What you will do -> Restate the data exactly as given and keep the pictures out.

Data excerpt ->
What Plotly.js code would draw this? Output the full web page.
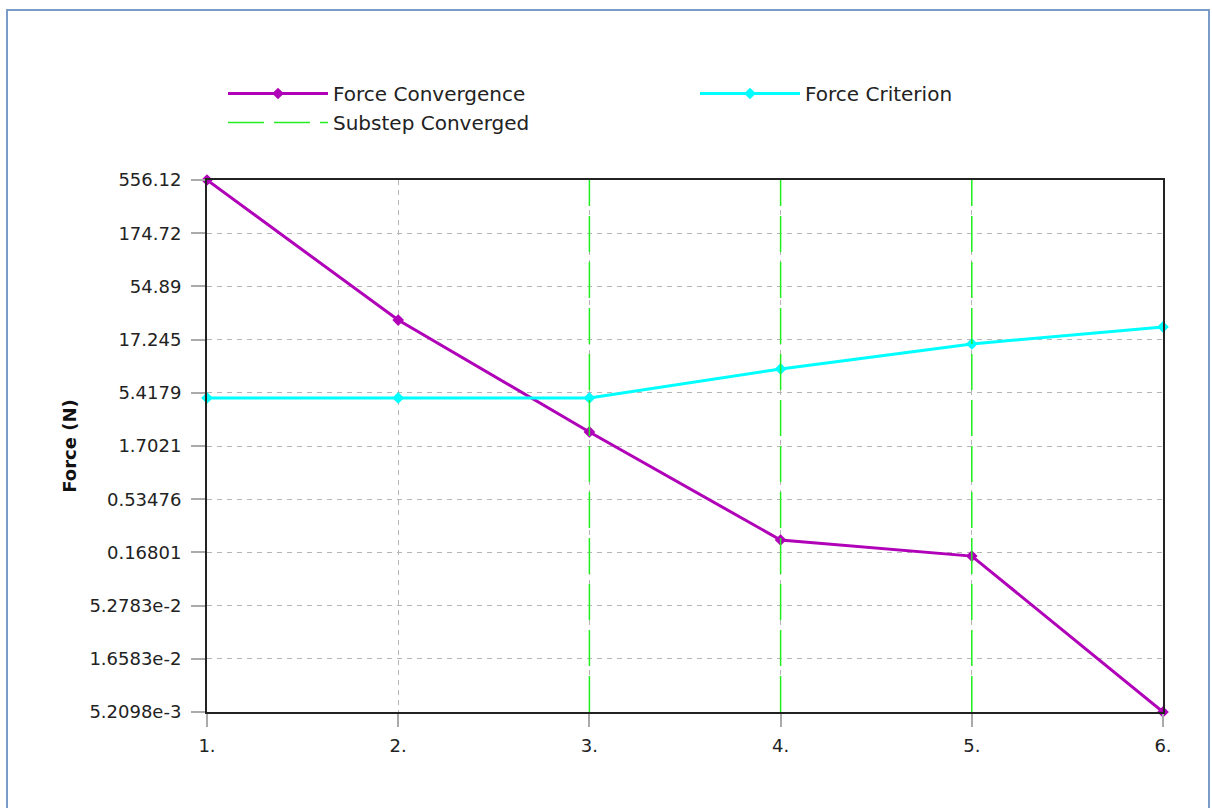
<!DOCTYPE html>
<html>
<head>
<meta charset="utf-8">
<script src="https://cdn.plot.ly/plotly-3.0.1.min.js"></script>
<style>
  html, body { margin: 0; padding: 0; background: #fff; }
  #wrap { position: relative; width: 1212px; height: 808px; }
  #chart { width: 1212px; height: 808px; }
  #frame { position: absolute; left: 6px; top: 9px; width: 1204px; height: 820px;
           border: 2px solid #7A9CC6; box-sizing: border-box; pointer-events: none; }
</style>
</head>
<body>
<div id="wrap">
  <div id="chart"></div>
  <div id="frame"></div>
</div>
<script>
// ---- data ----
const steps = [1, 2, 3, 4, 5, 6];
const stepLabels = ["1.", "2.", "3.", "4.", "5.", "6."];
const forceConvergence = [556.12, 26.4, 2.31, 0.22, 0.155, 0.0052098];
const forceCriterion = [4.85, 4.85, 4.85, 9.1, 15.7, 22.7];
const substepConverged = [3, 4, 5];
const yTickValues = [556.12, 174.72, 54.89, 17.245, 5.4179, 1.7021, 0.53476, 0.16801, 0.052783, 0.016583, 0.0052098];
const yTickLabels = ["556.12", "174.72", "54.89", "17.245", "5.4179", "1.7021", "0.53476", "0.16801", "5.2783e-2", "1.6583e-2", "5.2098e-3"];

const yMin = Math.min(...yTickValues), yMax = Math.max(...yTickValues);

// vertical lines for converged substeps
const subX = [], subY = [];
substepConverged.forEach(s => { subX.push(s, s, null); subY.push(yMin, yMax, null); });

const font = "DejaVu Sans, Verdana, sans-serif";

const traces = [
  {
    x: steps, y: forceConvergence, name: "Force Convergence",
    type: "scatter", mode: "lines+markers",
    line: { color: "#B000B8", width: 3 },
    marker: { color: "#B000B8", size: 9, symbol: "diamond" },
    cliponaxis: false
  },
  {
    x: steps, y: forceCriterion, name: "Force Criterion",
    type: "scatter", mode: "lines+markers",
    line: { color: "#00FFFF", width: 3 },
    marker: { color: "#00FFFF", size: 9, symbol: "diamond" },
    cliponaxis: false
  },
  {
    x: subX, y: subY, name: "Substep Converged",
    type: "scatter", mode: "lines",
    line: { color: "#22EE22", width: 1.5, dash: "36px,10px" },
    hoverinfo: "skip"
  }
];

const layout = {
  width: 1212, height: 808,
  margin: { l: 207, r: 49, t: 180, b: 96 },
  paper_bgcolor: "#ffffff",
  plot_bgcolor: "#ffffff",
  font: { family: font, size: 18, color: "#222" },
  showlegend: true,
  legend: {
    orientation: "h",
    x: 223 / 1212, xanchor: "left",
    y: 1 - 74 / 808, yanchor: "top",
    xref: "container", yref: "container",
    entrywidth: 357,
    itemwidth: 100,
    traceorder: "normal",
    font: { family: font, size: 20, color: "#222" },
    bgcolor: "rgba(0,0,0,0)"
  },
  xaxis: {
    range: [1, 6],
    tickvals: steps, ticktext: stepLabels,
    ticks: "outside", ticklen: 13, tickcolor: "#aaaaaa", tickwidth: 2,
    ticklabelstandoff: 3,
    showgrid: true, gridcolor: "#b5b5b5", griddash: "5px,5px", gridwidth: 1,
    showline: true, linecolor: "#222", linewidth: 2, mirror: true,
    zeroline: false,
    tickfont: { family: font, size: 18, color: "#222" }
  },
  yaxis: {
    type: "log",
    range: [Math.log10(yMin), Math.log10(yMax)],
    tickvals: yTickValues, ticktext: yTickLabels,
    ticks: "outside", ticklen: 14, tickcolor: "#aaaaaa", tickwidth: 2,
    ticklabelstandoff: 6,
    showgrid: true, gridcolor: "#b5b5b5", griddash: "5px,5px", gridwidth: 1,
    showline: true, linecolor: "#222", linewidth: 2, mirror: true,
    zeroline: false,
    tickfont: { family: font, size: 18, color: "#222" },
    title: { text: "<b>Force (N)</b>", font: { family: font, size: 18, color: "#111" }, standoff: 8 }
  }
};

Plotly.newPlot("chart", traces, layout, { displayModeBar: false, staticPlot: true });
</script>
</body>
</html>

Expected answer ->
What Plotly.js code would draw this? Output the full web page.
<!DOCTYPE html>
<html>
<head>
<meta charset="utf-8">
<script src="https://cdn.plot.ly/plotly-3.0.1.min.js"></script>
<style>
  html, body { margin: 0; padding: 0; background: #fff; }
  #wrap { position: relative; width: 1212px; height: 808px; }
  #chart { width: 1212px; height: 808px; }
  #frame { position: absolute; left: 6px; top: 9px; width: 1204px; height: 820px;
           border: 2px solid #7A9CC6; box-sizing: border-box; pointer-events: none; }
</style>
</head>
<body>
<div id="wrap">
  <div id="chart"></div>
  <div id="frame"></div>
</div>
<script>
// ---- data ----
const steps = [1, 2, 3, 4, 5, 6];
const stepLabels = ["1.", "2.", "3.", "4.", "5.", "6."];
const forceConvergence = [556.12, 26.4, 2.31, 0.22, 0.155, 0.0052098];
const forceCriterion = [4.85, 4.85, 4.85, 9.1, 15.7, 22.7];
const substepConverged = [3, 4, 5];
const yTickValues = [556.12, 174.72, 54.89, 17.245, 5.4179, 1.7021, 0.53476, 0.16801, 0.052783, 0.016583, 0.0052098];
const yTickLabels = ["556.12", "174.72", "54.89", "17.245", "5.4179", "1.7021", "0.53476", "0.16801", "5.2783e-2", "1.6583e-2", "5.2098e-3"];

const yMin = Math.min(...yTickValues), yMax = Math.max(...yTickValues);

// vertical lines for converged substeps
const subX = [], subY = [];
substepConverged.forEach(s => { subX.push(s, s, null); subY.push(yMin, yMax, null); });

const font = "DejaVu Sans, Verdana, sans-serif";

const traces = [
  {
    x: steps, y: forceConvergence, name: "Force Convergence",
    type: "scatter", mode: "lines+markers",
    line: { color: "#B000B8", width: 3 },
    marker: { color: "#B000B8", size: 9, symbol: "diamond" },
    cliponaxis: false
  },
  {
    x: steps, y: forceCriterion, name: "Force Criterion",
    type: "scatter", mode: "lines+markers",
    line: { color: "#00FFFF", width: 3 },
    marker: { color: "#00FFFF", size: 9, symbol: "diamond" },
    cliponaxis: false
  },
  {
    x: subX, y: subY, name: "Substep Converged",
    type: "scatter", mode: "lines",
    line: { color: "#22EE22", width: 1.5, dash: "36px,10px" },
    hoverinfo: "skip"
  }
];

const layout = {
  width: 1212, height: 808,
  margin: { l: 207, r: 49, t: 180, b: 96 },
  paper_bgcolor: "#ffffff",
  plot_bgcolor: "#ffffff",
  font: { family: font, size: 18, color: "#222" },
  showlegend: true,
  legend: {
    orientation: "h",
    x: 223 / 1212, xanchor: "left",
    y: 1 - 74 / 808, yanchor: "top",
    xref: "container", yref: "container",
    entrywidth: 357,
    itemwidth: 100,
    traceorder: "normal",
    font: { family: font, size: 20, color: "#222" },
    bgcolor: "rgba(0,0,0,0)"
  },
  xaxis: {
    range: [1, 6],
    tickvals: steps, ticktext: stepLabels,
    ticks: "outside", ticklen: 13, tickcolor: "#aaaaaa", tickwidth: 2,
    ticklabelstandoff: 3,
    showgrid: true, gridcolor: "#b5b5b5", griddash: "5px,5px", gridwidth: 1,
    showline: true, linecolor: "#222", linewidth: 2, mirror: true,
    zeroline: false,
    tickfont: { family: font, size: 18, color: "#222" }
  },
  yaxis: {
    type: "log",
    range: [Math.log10(yMin), Math.log10(yMax)],
    tickvals: yTickValues, ticktext: yTickLabels,
    ticks: "outside", ticklen: 14, tickcolor: "#aaaaaa", tickwidth: 2,
    ticklabelstandoff: 6,
    showgrid: true, gridcolor: "#b5b5b5", griddash: "5px,5px", gridwidth: 1,
    showline: true, linecolor: "#222", linewidth: 2, mirror: true,
    zeroline: false,
    tickfont: { family: font, size: 18, color: "#222" },
    title: { text: "<b>Force (N)</b>", font: { family: font, size: 18, color: "#111" }, standoff: 8 }
  }
};

Plotly.newPlot("chart", traces, layout, { displayModeBar: false, staticPlot: true });
</script>
</body>
</html>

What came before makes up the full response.